I was curious about the ability to define new syntax for Factor, and to learn a little about how the lexer works. Inspired by a recent project that I've been working on, I thought it would be interesting to define a simple DSL for calculating dice rolls.

We need a way to describe a dice roll. There are various methods used in Python or Ruby. A common example of a common short-hand description is 4d8 -- specifying how many times (4) to roll a dice with a number (8) of sides.

Let's setup a vocabulary and a list of dependencies that will be used to implement this functionality:

USING: fry kernel lexer math math.parser peg.ebnf random
sequences strings ;

IN: dice

We will be using EBNF parsers similar to what was used in building a calculator.

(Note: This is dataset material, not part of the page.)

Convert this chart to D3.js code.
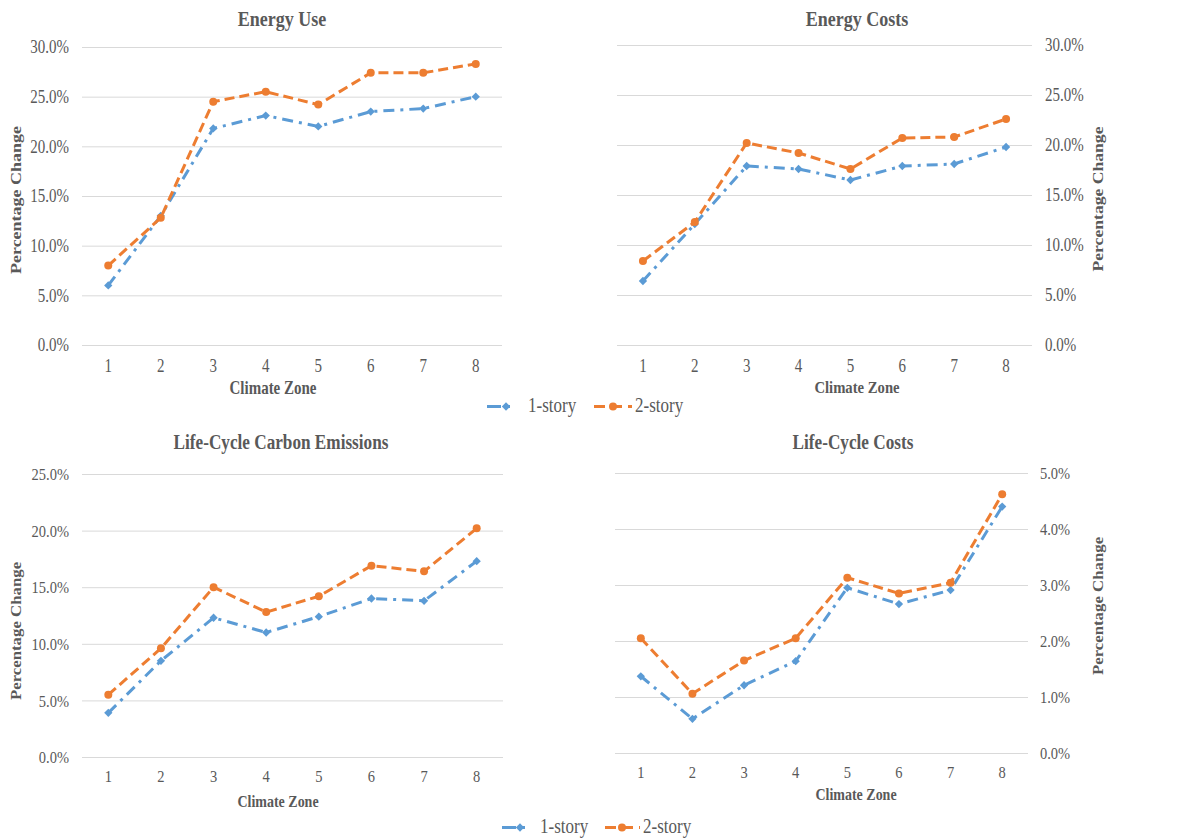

First we will implement support for basic (e.g., 4d8) rolls.

EBNF: parse-roll

number = ([0-9])+    => [[ >string string>number ]]
dice   = "d" number  => [[ second '[ _ random ] ]]
roll   = number dice => [[ first2 '[ 0 _ [ @ + 1 + ] times ] ]]
error  = .*          => [[ "unknown dice" throw ]]
total  = roll | error

;EBNF

We can see how this works by trying it out:

( scratchpad ) "4d8" parse-roll .
[ 0 4 [ 8 random + 1 + ] times ]

( scratchpad ) "4d8" parse-roll call .
15

( scratchpad ) "foo" parse-roll
unknown dice

We can now define a piece of SYNTAX: for dice rolls:

SYNTAX: ROLL: scan parse-roll append ;

And using it:

( scratchpad ) ROLL: 4d8 .
13

This could be extended to support other things such as "base" numbers (e.g., 4d8+10), negative rolls, ranges, and better handling of parse errors. The code for this is available on my Github.